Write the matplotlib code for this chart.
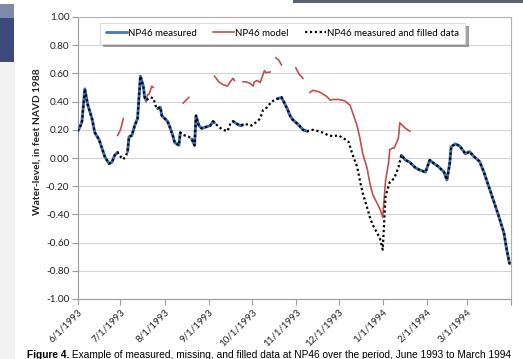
import numpy as np
import pandas as pd
import matplotlib
matplotlib.use("Agg")
import matplotlib.pyplot as plt
import matplotlib.dates as mdates
from matplotlib.patches import Rectangle

# ---------------- data ----------------
filled_dates = [
    "6/1/1993", "6/3/1993", "6/4/1993", "6/6/1993", "6/8/1993", "6/11/1993", "6/13/1993",
    "6/16/1993", "6/18/1993", "6/20/1993", "6/23/1993", "6/25/1993", "6/27/1993", "6/29/1993",
    "7/1/1993", "7/3/1993", "7/5/1993", "7/6/1993", "7/7/1993", "7/9/1993", "7/11/1993",
    "7/13/1993", "7/14/1993", "7/15/1993", "7/17/1993", "7/18/1993", "7/19/1993", "7/22/1993",
    "7/24/1993", "7/26/1993", "7/27/1993", "7/29/1993", "7/30/1993", "8/1/1993", "8/3/1993",
    "8/5/1993", "8/7/1993", "8/8/1993", "8/11/1993", "8/12/1993", "8/15/1993", "8/18/1993",
    "8/20/1993", "8/22/1993", "8/23/1993", "8/25/1993", "8/27/1993", "8/30/1993", "9/2/1993",
    "9/4/1993", "9/5/1993", "9/8/1993", "9/11/1993", "9/14/1993", "9/16/1993", "9/18/1993",
    "9/21/1993", "9/23/1993", "9/25/1993", "9/29/1993", "10/1/1993", "10/5/1993", "10/7/1993",
    "10/9/1993", "10/12/1993", "10/15/1993", "10/19/1993", "10/22/1993", "10/23/1993",
    "10/26/1993", "10/28/1993", "10/30/1993", "11/3/1993", "11/6/1993", "11/9/1993",
    "11/13/1993", "11/17/1993", "11/20/1993", "11/24/1993", "11/27/1993", "12/1/1993",
    "12/6/1993", "12/8/1993", "12/11/1993", "12/14/1993", "12/16/1993", "12/18/1993",
    "12/21/1993", "12/23/1993", "12/25/1993", "12/28/1993", "12/30/1993", "1/1/1994",
    "1/3/1994", "1/6/1994", "1/9/1994", "1/12/1994", "1/14/1994", "1/17/1994", "1/20/1994",
    "1/24/1994", "1/27/1994", "1/31/1994", "2/3/1994", "2/6/1994", "2/9/1994", "2/13/1994",
    "2/15/1994", "2/17/1994", "2/18/1994", "2/21/1994", "2/24/1994", "2/28/1994", "3/3/1994",
    "3/6/1994", "3/10/1994", "3/13/1994", "3/16/1994", "3/20/1994", "3/23/1994", "3/27/1994",
    "3/29/1994", "3/31/1994",
]
filled_values = [
    0.19, 0.23, 0.26, 0.49, 0.38, 0.28, 0.18,
    0.13, 0.07, 0.01, -0.04, -0.03, 0.02, 0.04,
    0.01, -0.01, 0.02, 0.045, 0.15, 0.16, 0.23,
    0.28, 0.43, 0.58, 0.51, 0.43, 0.41, 0.43,
    0.425, 0.36, 0.35, 0.36, 0.30, 0.28, 0.26,
    0.21, 0.15, 0.11, 0.09, 0.18, 0.16, 0.15,
    0.135, 0.09, 0.30, 0.23, 0.21, 0.22, 0.23,
    0.26, 0.25, 0.22, 0.20, 0.19, 0.24, 0.26,
    0.24, 0.23, 0.235, 0.24, 0.23, 0.26, 0.28,
    0.34, 0.36, 0.40, 0.42, 0.43, 0.41,
    0.35, 0.30, 0.27, 0.235, 0.20, 0.19,
    0.20, 0.19, 0.18, 0.16, 0.155, 0.16,
    0.13, 0.115, 0.02, -0.06, -0.16, -0.25,
    -0.35, -0.42, -0.475, -0.53, -0.57, -0.65,
    -0.27, -0.17, -0.145, -0.07, 0.02, -0.015, -0.03,
    -0.07, -0.085, -0.10, -0.015, -0.04, -0.06, -0.10,
    -0.155, -0.04, 0.08, 0.10, 0.085, 0.03, 0.045,
    0.01, -0.025, -0.10, -0.19, -0.31, -0.40, -0.53,
    -0.65, -0.75,
]
# 1 = measured value available, 0 = missing (filled)
measured_flag = [
    1, 1, 1, 1, 1, 1, 1,
    1, 1, 1, 1, 1, 1, 1,
    0, 0, 0, 1, 1, 1, 1,
    1, 1, 1, 1, 1, 1, 0,
    0, 0, 1, 1, 1, 1, 1,
    1, 1, 1, 1, 1, 0, 0,
    1, 1, 1, 1, 1, 1, 1,
    1, 1, 0, 0, 0, 0, 1,
    1, 1, 1, 0, 0, 0, 0,
    0, 0, 0, 1, 1, 1,
    1, 1, 1, 1, 1, 1,
    0, 0, 0, 0, 0, 0,
    0, 0, 0, 0, 0, 0,
    0, 0, 0, 0, 0, 0,
    0, 0, 0, 0, 1, 1, 1,
    1, 1, 1, 1, 1, 1, 1,
    1, 1, 1, 1, 1, 1, 1,
    1, 1, 1, 1, 1, 1, 1,
    1, 1,
]

# model segments (NaN breaks the line between segments)
model_dates = [
    "6/29/1993", "7/1/1993", "7/3/1993", "7/10/1993",
    "7/19/1993", "7/20/1993", "7/21/1993", "7/23/1993", "7/24/1993", "8/1/1993",
    "8/14/1993", "8/18/1993", "8/25/1993",
    "9/5/1993", "9/8/1993", "9/11/1993", "9/14/1993", "9/16/1993", "9/18/1993", "9/19/1993", "9/22/1993",
    "9/25/1993", "9/27/1993", "9/30/1993", "10/2/1993", "10/3/1993", "10/5/1993", "10/7/1993",
    "10/9/1993", "10/10/1993", "10/11/1993", "10/14/1993", "10/16/1993",
    "10/18/1993", "10/20/1993", "10/22/1993", "10/27/1993",
    "11/1/1993", "11/3/1993", "11/6/1993", "11/8/1993",
    "11/11/1993", "11/13/1993", "11/17/1993", "11/19/1993", "11/23/1993", "11/25/1993",
    "11/27/1993", "12/1/1993", "12/4/1993", "12/6/1993", "12/9/1993", "12/11/1993",
    "12/14/1993", "12/16/1993", "12/18/1993", "12/21/1993", "12/23/1993", "12/25/1993",
    "12/28/1993", "12/30/1993", "1/1/1994", "1/3/1994", "1/5/1994", "1/6/1994", "1/8/1994",
    "1/9/1994", "1/12/1994", "1/13/1994", "1/15/1994", "1/17/1994", "1/20/1994",
]
model_values = [
    0.16, 0.20, 0.28, np.nan,
    0.40, 0.45, 0.45, 0.51, 0.50, np.nan,
    0.39, 0.43, np.nan,
    0.58, 0.54, 0.52, 0.51, 0.54, 0.565, 0.55, np.nan,
    0.54, 0.54, 0.53, 0.51, 0.54, 0.55, 0.535,
    0.59, 0.62, 0.605, 0.61, np.nan,
    0.71, 0.695, 0.66, np.nan,
    0.64, 0.60, 0.565, np.nan,
    0.465, 0.48, 0.47, 0.46, 0.435, 0.41,
    0.415, 0.415, 0.41, 0.40, 0.375, 0.32,
    0.23, 0.14, 0.03, -0.07, -0.18, -0.26,
    -0.32, -0.36, -0.42, -0.16, -0.04, 0.06, 0.07,
    0.07, 0.14, 0.25, 0.23, 0.21, 0.19,
]

y_ticks = [-1.0, -0.8, -0.6, -0.4, -0.2, 0.0, 0.2, 0.4, 0.6, 0.8, 1.0]
x_tick_labels = ["6/1/1993", "7/1/1993", "8/1/1993", "9/1/1993", "10/1/1993",
                 "11/1/1993", "12/1/1993", "1/1/1994", "2/1/1994", "3/1/1994"]
legend_labels = ["NP46 measured", "NP46 model", "NP46 measured and filled data"]
y_label = "Water-level, in feet NAVD 1988"
caption_bold = "Figure 4."
caption_text = " Example of measured, missing, and filled data at NP46 over the period, June 1993 to March 1994"

# ---------------- plot ----------------
plt.rcParams['font.family'] = ['Lato', 'DejaVu Sans']

fd = pd.to_datetime(filled_dates, format="%m/%d/%Y")
fv = np.array(filled_values, dtype=float)
mv = np.where(np.array(measured_flag) == 1, fv, np.nan)
md = pd.to_datetime(model_dates, format="%m/%d/%Y")
mval = np.array(model_values, dtype=float)

fig = plt.figure(figsize=(5.23, 3.59), dpi=100)
fig.patch.set_facecolor("white")

# page decorations
fig.patches.append(Rectangle((0, 0), 15 / 523, 1 - 62 / 359, transform=fig.transFigure,
                             facecolor="#f2f2f2", edgecolor="none", zorder=0))
fig.patches.append(Rectangle((0, 1 - 62 / 359), 14 / 523, 44 / 359, transform=fig.transFigure,
                             facecolor="#3b4a7a", edgecolor="none", zorder=0))
fig.patches.append(Rectangle((0, 1 - 18 / 359), 14 / 523, 14 / 359, transform=fig.transFigure,
                             facecolor="#7f8aa8", edgecolor="none", zorder=0))
fig.patches.append(Rectangle((293 / 523, 1 - 3 / 359), 230 / 523, 3 / 359, transform=fig.transFigure,
                             facecolor="#5a6275", edgecolor="none", zorder=0))

ax = fig.add_axes([77.7 / 523, 1 - 299 / 359, (511 - 77.7) / 523, 282 / 359])

ax.plot(fd, mv, color="#3a6cb3", lw=2.1, solid_capstyle="round", zorder=3,
        label=legend_labels[0])
ax.plot(md, mval, color="#c0504d", lw=1.2, zorder=2, label=legend_labels[1])
ax.plot(fd, fv, color="black", lw=1.6, linestyle=(0, (1, 1.2)), zorder=4,
        label=legend_labels[2])

ax.set_ylim(-1.0, 1.0)
ax.set_xlim(pd.Timestamp("1993-06-01"), pd.Timestamp("1994-04-01"))
ax.set_yticks(y_ticks)
ax.set_yticklabels([f"{v:.2f}" for v in y_ticks], fontsize=7.2, color="#222222")
ax.set_xticks(pd.to_datetime(x_tick_labels, format="%m/%d/%Y"))
ax.set_xticklabels(x_tick_labels, rotation=45, ha="right", rotation_mode="anchor",
                   fontsize=7.0, color="#222222")
ax.tick_params(axis="both", length=4, width=0.8, color="#9a9a9a", pad=2)
ax.xaxis.set_minor_locator(mdates.MonthLocator(bymonth=[4]))
ax.tick_params(axis="x", which="minor", length=4, width=0.8, color="#9a9a9a")

ax.grid(axis="y", color="#d4d4d4", lw=0.8)
ax.set_axisbelow(True)
for s in ax.spines.values():
    s.set_color("#b0b0b0")
    s.set_linewidth(0.8)
ax.spines["left"].set_color("#9a9a9a")
ax.spines["bottom"].set_color("#9a9a9a")

handles, labels = ax.get_legend_handles_labels()
leg = ax.legend(handles, labels, ncol=3, loc="upper center", bbox_to_anchor=(0.473, 0.979),
                fontsize=7.0, frameon=True, fancybox=False, shadow=True,
                handlelength=2.1, handletextpad=0.15, columnspacing=1.7,
                borderpad=0.6, borderaxespad=0)
leg.get_frame().set_edgecolor("#d8d8d8")
leg.get_frame().set_linewidth(0.6)
leg.legend_handles[0].set_color("#4a7ebb")

fig.text(37 / 523, 1 - 142 / 359, y_label, rotation=90, ha="center", va="center",
         fontsize=7.3, fontweight="bold", color="#222222")

cap_y = 1 - 357.5 / 359
t1 = fig.text(27 / 523, cap_y, caption_bold, ha="left", va="baseline",
              fontsize=7.3, fontweight="bold", family=["Liberation Sans", "DejaVu Sans"])
fig.canvas.draw()
bb = t1.get_window_extent()
fig.text(bb.x1 / fig.bbox.width, cap_y, caption_text, ha="left", va="baseline",
         fontsize=7.3, family=["Liberation Sans", "DejaVu Sans"])

fig.savefig("out.png", dpi=100, facecolor="white")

==========

◆ Aim
Copy nothing but the lines from the top of the material through the line holding "from matplotlib.patches import Rectangle", exactly as written; omit pictures.

◆ Solution to the problem
Write the matplotlib code for this chart.
import numpy as np
import pandas as pd
import matplotlib
matplotlib.use("Agg")
import matplotlib.pyplot as plt
import matplotlib.dates as mdates
from matplotlib.patches import Rectangle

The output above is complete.